My day job involves interacting with a fair number of truck drivers. Many of them are long-haul and over the road, some are delivery drivers with 300-500 mile days being typical. Nearly universally, after a brief summation of the advantages of the EV platforms they have one strong belief; skepticism. None of them believe that Tesla will achieve the range, recharge times, payload, or reliability stated. The same few questions keep arising, which to be fair, are legitimate.
"Where will I charge?"
"Who will do maintenance/repairs?"
"Ok, so what is the REAL world range?"
etc.
It is broad pessimism and skepticism of the ability of Tesla to execute that pervades the OTR community. The location of (and powering of) the Semi-charger, the actual loaded ranges, the price for charging, the maintenance costs, and all of the little real-world issues that will crop up outside of warm-weather climates need to be uncovered and solved before massive scaling can begin.

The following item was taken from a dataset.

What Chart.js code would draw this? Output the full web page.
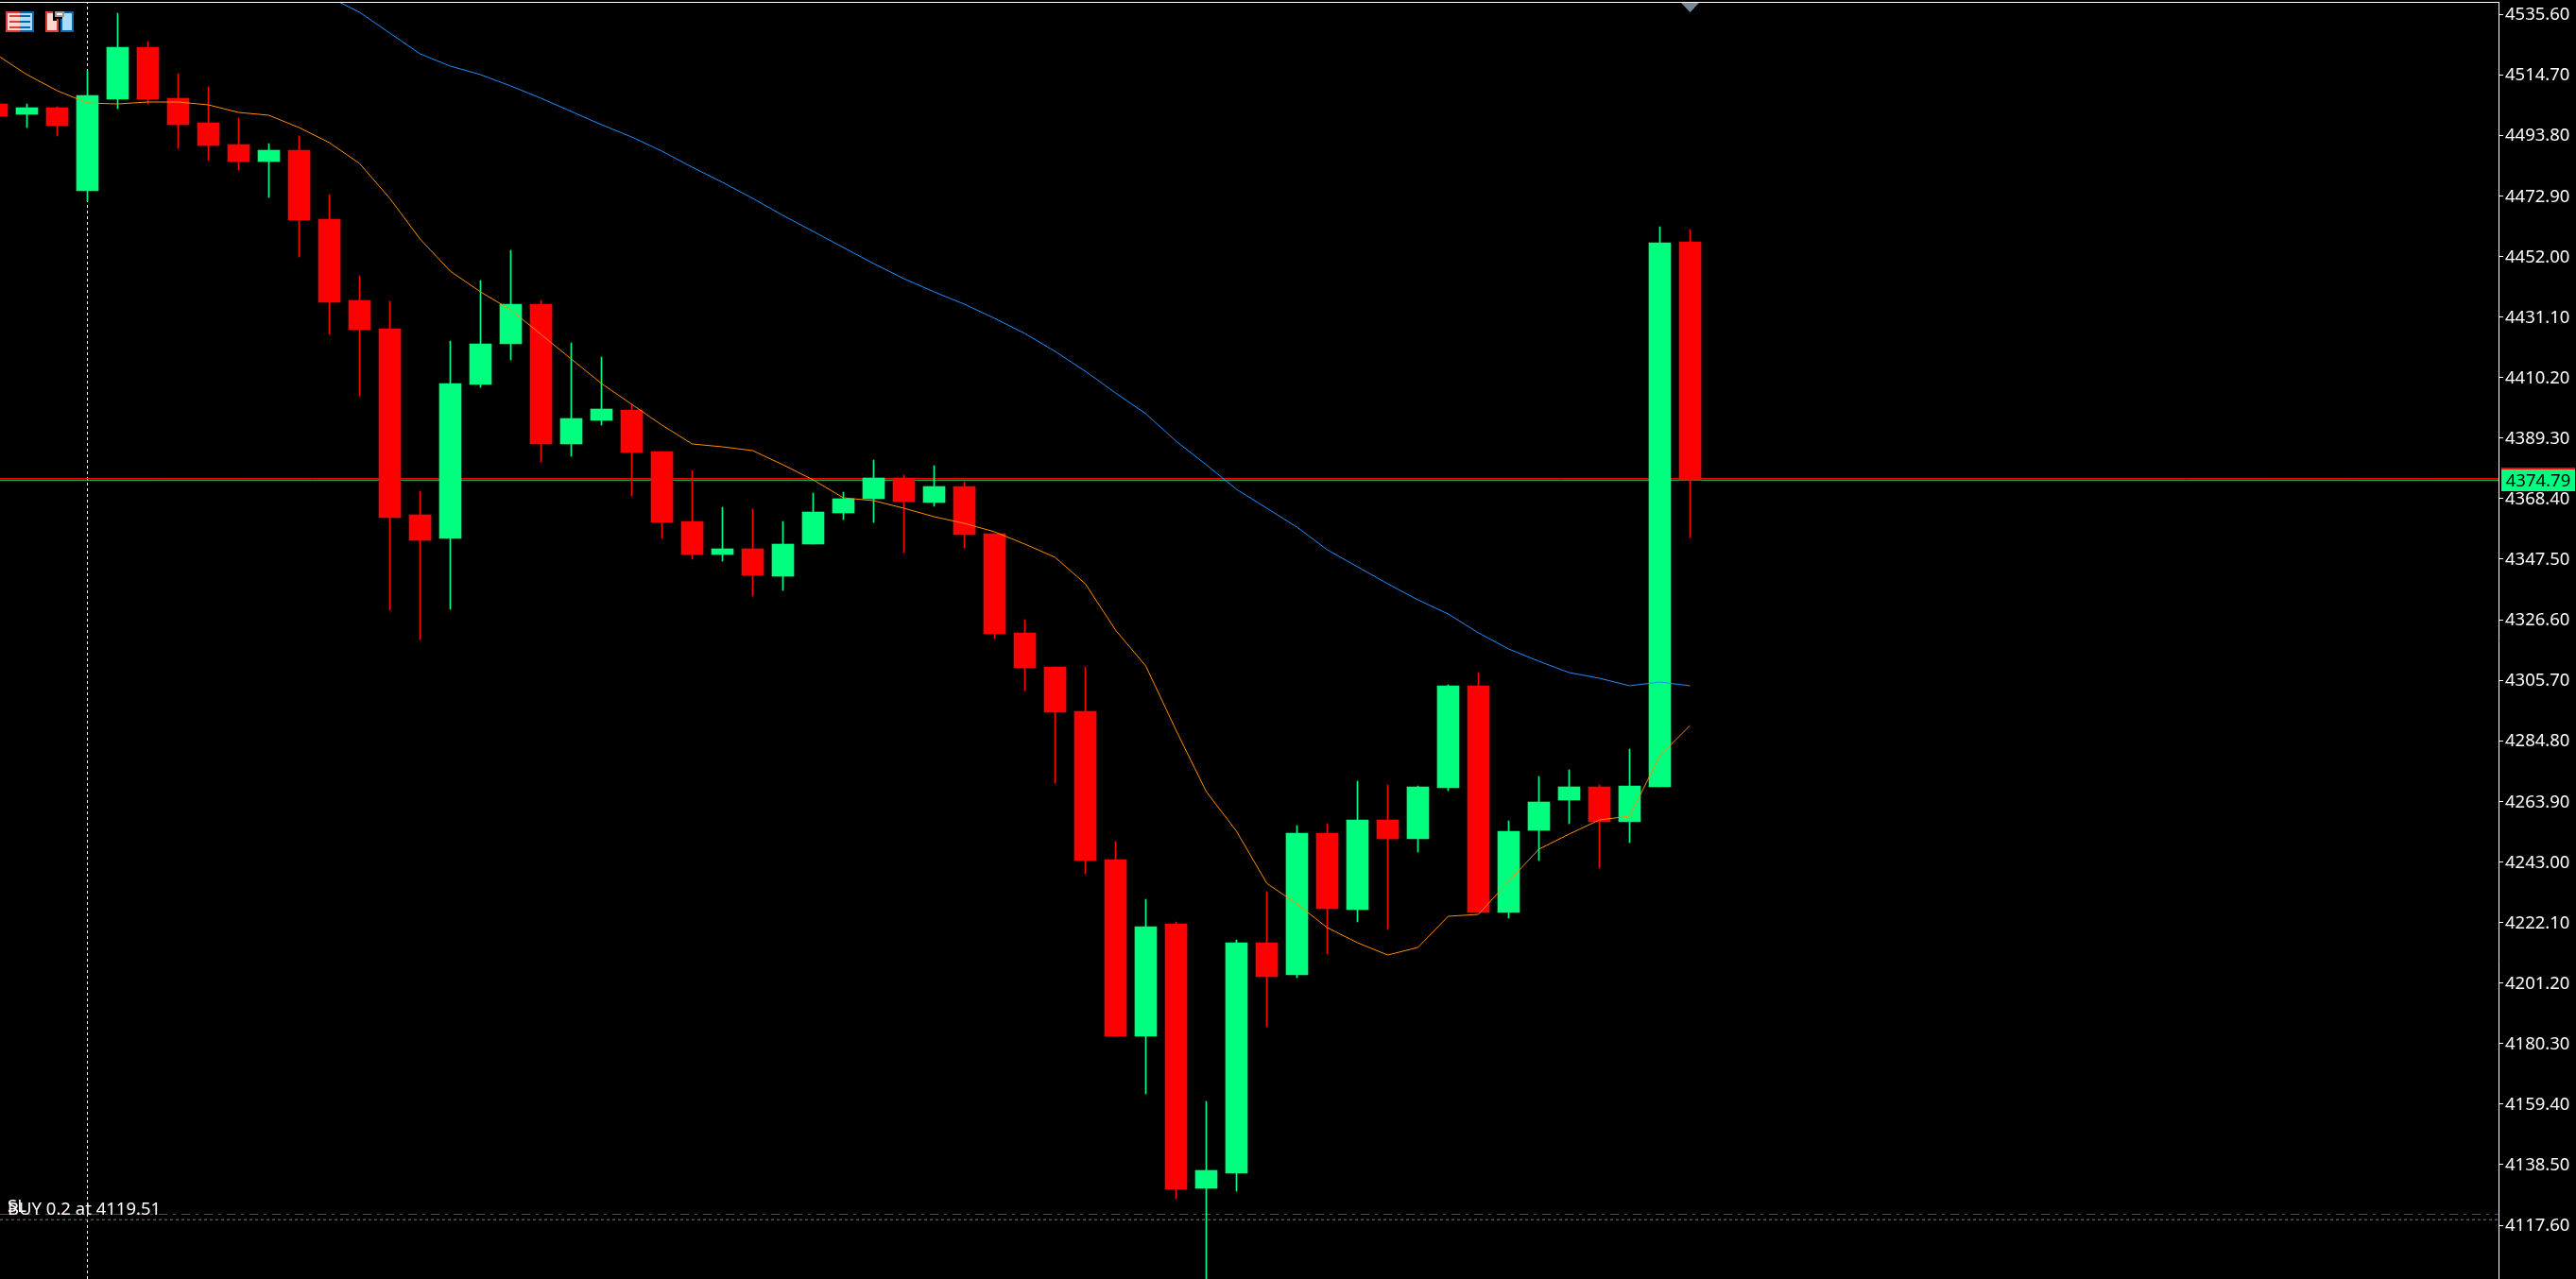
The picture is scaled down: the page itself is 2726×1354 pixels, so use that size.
<!DOCTYPE html>
<html>
<head>
<meta charset="utf-8">
<title>Chart</title>
<script src="https://cdn.jsdelivr.net/npm/chart.js@4/dist/chart.umd.min.js"></script>
<style>
  html, body { margin: 0; padding: 0; background: #000; overflow: hidden; }
  canvas { display: block; }
</style>
</head>
<body>
<canvas id="priceChart" width="2726" height="1354"></canvas>
<script>
// candles, oldest first
var opens = [4504.62, 4501.04, 4503.32, 4474.63, 4506.25, 4524.19, 4506.58, 4498.10, 4490.60, 4484.74,
    4488.65, 4464.85, 4436.81, 4427.02, 4362.79, 4354.64, 4407.79, 4421.81, 4435.50, 4387.25,
    4395.40, 4398.98, 4384.64, 4360.51, 4349.10, 4351.06, 4341.60, 4352.69, 4363.44, 4368.34,
    4375.51, 4367.03, 4372.57, 4356.27, 4322.04, 4310.30, 4294.97, 4243.78, 4182.81, 4221.61,
    4130.32, 4135.54, 4215.09, 4204.01, 4252.91, 4226.50, 4257.48, 4250.96, 4268.56, 4303.78,
    4225.53, 4253.89, 4264.33, 4268.89, 4256.83, 4268.89, 4457.02];
var highs = [4504.62, 4504.62, 4503.65, 4516.04, 4535.93, 4526.14, 4515.06, 4510.49, 4499.73, 4490.93,
    4493.54, 4473.32, 4445.28, 4436.48, 4370.94, 4422.79, 4443.65, 4454.09, 4436.81, 4422.13,
    4417.24, 4400.94, 4384.64, 4378.12, 4365.40, 4364.75, 4360.51, 4370.29, 4370.62, 4381.70,
    4376.49, 4379.75, 4374.20, 4356.27, 4326.60, 4310.30, 4310.30, 4249.98, 4230.09, 4222.27,
    4160.32, 4216.07, 4232.70, 4255.52, 4256.17, 4270.85, 4269.54, 4269.22, 4304.10, 4308.34,
    4257.15, 4272.48, 4274.76, 4269.54, 4281.93, 4462.24, 4461.26];
var lows = [4500.39, 4496.47, 4493.54, 4471.04, 4502.99, 4504.62, 4489.30, 4485.06, 4481.80, 4472.35,
    4451.80, 4425.07, 4403.88, 4329.86, 4319.75, 4330.19, 4406.81, 4416.26, 4381.05, 4383.01,
    4393.77, 4369.31, 4354.64, 4347.47, 4346.82, 4334.75, 4336.71, 4352.69, 4361.16, 4360.18,
    4349.75, 4365.73, 4351.38, 4320.08, 4302.15, 4270.19, 4238.89, 4182.81, 4162.92, 4126.73,
    4090.00, 4129.34, 4186.07, 4203.03, 4211.18, 4222.27, 4219.66, 4246.39, 4267.59, 4225.53,
    4223.57, 4243.46, 4256.17, 4240.85, 4249.65, 4268.89, 4354.97];
var closes = [4500.39, 4503.32, 4497.13, 4507.56, 4524.19, 4506.25, 4497.45, 4490.28, 4484.74, 4488.65,
    4464.52, 4436.15, 4426.70, 4361.81, 4353.99, 4408.11, 4421.81, 4435.50, 4387.25, 4396.05,
    4399.31, 4384.31, 4360.18, 4349.10, 4351.06, 4341.93, 4352.69, 4363.77, 4368.34, 4375.51,
    4367.36, 4372.57, 4355.95, 4321.71, 4309.97, 4294.65, 4243.46, 4182.81, 4220.64, 4129.99,
    4136.51, 4215.09, 4203.35, 4252.91, 4226.83, 4257.48, 4250.96, 4268.89, 4303.78, 4225.53,
    4253.57, 4263.67, 4268.89, 4256.83, 4269.22, 4456.70, 4374.79];

var maFast = [4521.58, 4514.73, 4509.19, 4504.95, 4504.62, 4505.28, 4505.28, 4504.30, 4501.69, 4500.71,
    4496.47, 4491.26, 4484.08, 4472.02, 4458.00, 4446.91, 4439.74, 4433.55, 4425.07, 4416.59,
    4408.11, 4400.94, 4393.77, 4387.25, 4386.27, 4384.96, 4380.07, 4374.86, 4368.66, 4367.68,
    4365.08, 4362.14, 4359.86, 4356.92, 4352.69, 4348.12, 4338.99, 4323.01, 4310.62, 4288.45,
    4267.26, 4253.57, 4235.63, 4228.46, 4220.31, 4215.09, 4210.85, 4213.46, 4224.22, 4224.87,
    4236.29, 4247.37, 4252.59, 4257.48, 4258.78, 4279.65, 4290.08];
var maSlow = [null, null, null, null, null, null, null, null, null, null,
    null, 4541.47, 4536.25, 4529.08, 4521.91, 4517.67, 4514.73, 4510.82, 4506.58, 4502.02,
    4497.45, 4493.21, 4488.32, 4482.78, 4477.56, 4472.02, 4466.15, 4460.61, 4455.06, 4449.52,
    4444.31, 4439.74, 4435.50, 4430.61, 4425.39, 4419.20, 4412.35, 4404.85, 4397.68, 4388.22,
    4380.07, 4371.60, 4365.08, 4358.55, 4350.73, 4344.86, 4338.99, 4333.45, 4328.56, 4322.04,
    4316.49, 4312.25, 4308.34, 4306.39, 4303.78, 4305.08, 4303.78];

var tickLabels = [4535.6, 4514.7, 4493.8, 4472.9, 4452.0, 4431.1, 4410.2, 4389.3, 4368.4, 4347.5,
    4326.6, 4305.7, 4284.8, 4263.9, 4243.0, 4222.1, 4201.2, 4180.3, 4159.4, 4138.5, 4117.6];

var bidPrice = 4374.79;
var askPrice = 4375.35;
var stopPrice = 4121.35;
var buyPrice = 4119.51;
var separatorIndex = 3;

var yMin = 4099.02, yMax = 4539.84;
var xMin = 0.109375, xMax = 82.734375; // 32px per candle

var UP = '#00ff7f', DOWN = '#ff0000';
var FONT = '18.5px "Noto Sans"';

function candleColor(ctx) {
    var i = ctx.dataIndex;
    return closes[i] > opens[i] ? UP : DOWN;
}

function hline(value, color, dash, order) {
    return {
        type: 'line',
        data: [{ x: xMin, y: value }, { x: xMax, y: value }],
        borderColor: color,
        borderWidth: 1,
        borderDash: dash,
        pointRadius: 0,
        order: order
    };
}

function maLine(values, color) {
    return {
        type: 'line',
        data: values.map(function (v, i) { return { x: i, y: v }; }),
        borderColor: color,
        borderWidth: 1,
        pointRadius: 0,
        tension: 0,
        spanGaps: false,
        order: 1
    };
}

// things MT5 paints on top that are not data: frame line, icons, price tag, text
var overlay = {
    id: 'overlay',
    afterDraw: function (chart) {
        var c = chart.ctx, area = chart.chartArea, y = chart.scales.y;

        c.save();
        c.fillStyle = '#fff';
        c.fillRect(0, area.top, area.right, 1);

        // shift marker
        c.fillStyle = '#778899';
        c.beginPath();
        c.moveTo(1779, 3);
        c.lineTo(1798, 3);
        c.lineTo(1788.5, 13);
        c.closePath();
        c.fill();

        drawIcons(c);

        // price tag
        var py = y.getPixelForValue(bidPrice);
        c.fillStyle = DOWN;
        c.fillRect(2647, Math.round(py) - 13, 78, 2);
        c.fillStyle = UP;
        c.fillRect(2647, Math.round(py) - 11, 78, 23);
        c.fillStyle = '#000';
        c.font = FONT;
        c.textAlign = 'center';
        c.textBaseline = 'alphabetic';
        c.fillText(bidPrice.toFixed(2), 2686, Math.round(py) + 7);

        // order labels
        c.fillStyle = '#fff';
        c.textAlign = 'left';
        c.fillText('SL', 8, y.getPixelForValue(stopPrice) - 3);
        c.fillText('BUY 0.2 at ' + buyPrice.toFixed(2), 8, y.getPixelForValue(buyPrice) - 5);
        c.restore();
    }
};

function drawIcons(c) {
    var RED = '#dc3c3c', BLUE = '#0a64a5', PINK = '#ffd7cd', SKY = '#aadcff';
    // table icon
    c.fillStyle = RED; c.fillRect(6, 12, 15, 22);
    c.fillStyle = BLUE; c.fillRect(21, 12, 15, 22);
    c.fillStyle = PINK; c.fillRect(8, 14, 13, 18);
    c.fillStyle = SKY; c.fillRect(21, 14, 13, 18);
    c.fillStyle = RED;
    c.fillRect(10, 16, 11, 2); c.fillRect(10, 22, 11, 2); c.fillRect(10, 28, 11, 2);
    c.fillStyle = BLUE;
    c.fillRect(21, 16, 11, 2); c.fillRect(21, 22, 11, 2); c.fillRect(21, 28, 11, 2);
    // save icon
    c.fillStyle = RED; c.fillRect(48, 12, 14, 22); c.fillStyle = PINK; c.fillRect(50, 14, 10, 18);
    c.fillStyle = BLUE; c.fillRect(64, 12, 14, 22); c.fillStyle = SKY; c.fillRect(66, 14, 10, 18);
    c.fillStyle = '#000'; c.fillRect(56, 12, 10, 10);
    c.fillStyle = RED; c.fillRect(60, 20, 2, 14);
    c.fillStyle = BLUE; c.fillRect(64, 20, 2, 12);
    c.fillStyle = '#999'; c.fillRect(58, 12, 10, 6);
    c.fillStyle = '#fff'; c.fillRect(60, 14, 6, 2);
}

var indices = opens.map(function (_, i) { return i; });

new Chart(document.getElementById('priceChart'), {
    type: 'bar',
    data: {
        datasets: [
            maLine(maFast, '#ff8c00'),
            maLine(maSlow, '#1e90ff'),
            {
                // bodies
                data: indices.map(function (i) { return { x: i, y: [opens[i], closes[i]] }; }),
                backgroundColor: candleColor,
                barThickness: 23,
                grouped: false,
                borderWidth: 0,
                order: 2
            },
            {
                // wicks
                data: indices.map(function (i) { return { x: i, y: [lows[i], highs[i]] }; }),
                backgroundColor: candleColor,
                barThickness: 1,
                grouped: false,
                borderWidth: 0,
                order: 3
            },
            hline(bidPrice, UP, [], 4),
            hline(askPrice, DOWN, [], 4),
            hline(stopPrice, DOWN, [9, 6, 3, 6], 5),
            hline(buyPrice, '#808080', [3, 3], 5),
            {
                type: 'line',
                data: [{ x: separatorIndex, y: yMin }, { x: separatorIndex, y: yMax }],
                borderColor: '#fff',
                borderWidth: 1,
                borderDash: [3, 3],
                pointRadius: 0,
                order: 6
            }
        ]
    },
    options: {
        responsive: false,
        animation: false,
        events: [],
        layout: { autoPadding: false, padding: { top: 2, left: 0, right: 0, bottom: 0 } },
        plugins: { legend: { display: false }, tooltip: { enabled: false } },
        scales: {
            x: {
                type: 'linear',
                display: false,
                offset: false,
                min: xMin,
                max: xMax
            },
            y: {
                position: 'right',
                min: yMin,
                max: yMax,
                afterFit: function (scale) {
                    scale.width = 82;
                    scale.paddingTop = 0;
                    scale.paddingBottom = 0;
                },
                afterBuildTicks: function (scale) {
                    scale.ticks = tickLabels.map(function (v) { return { value: v }; });
                },
                border: { color: '#fff', width: 1 },
                grid: { drawOnChartArea: false, color: '#fff', tickLength: 5 },
                ticks: {
                    color: '#fff',
                    font: { family: '"Noto Sans"', size: 18.5 },
                    padding: 2,
                    labelOffset: 1,
                    autoSkip: false,
                    maxRotation: 0,
                    callback: function (v) { return v.toFixed(2); }
                }
            }
        }
    },
    plugins: [overlay]
});
</script>
</body>
</html>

The scaling to 100,000+ per year needs a test phase to be de-risked. Tesla did this with low production S for several years before the mass produced 3 and Y platforms were revealed. I suspect that the 50,000 2024 production number that was mentioned in the last earnings call will turn out to be extremely optimistic.
Lastly, while the drivers are not believers, they all had widened eyes when describing the savings in fuel costs (probably more than half) the maintenance savings (no engine, transmission, DEF/exhaust system, minimal brake wear, etc). Many of these drivers are hit routinely with multi-thousand and up to $60,000 bills for repairs. If Tesla manages the ramp-up and these things hit the road and keep the promises, drivers will flock to them. Demand will soar.
As SMR says, the more Teslas Tesla sells, the more Teslas Tesla sells.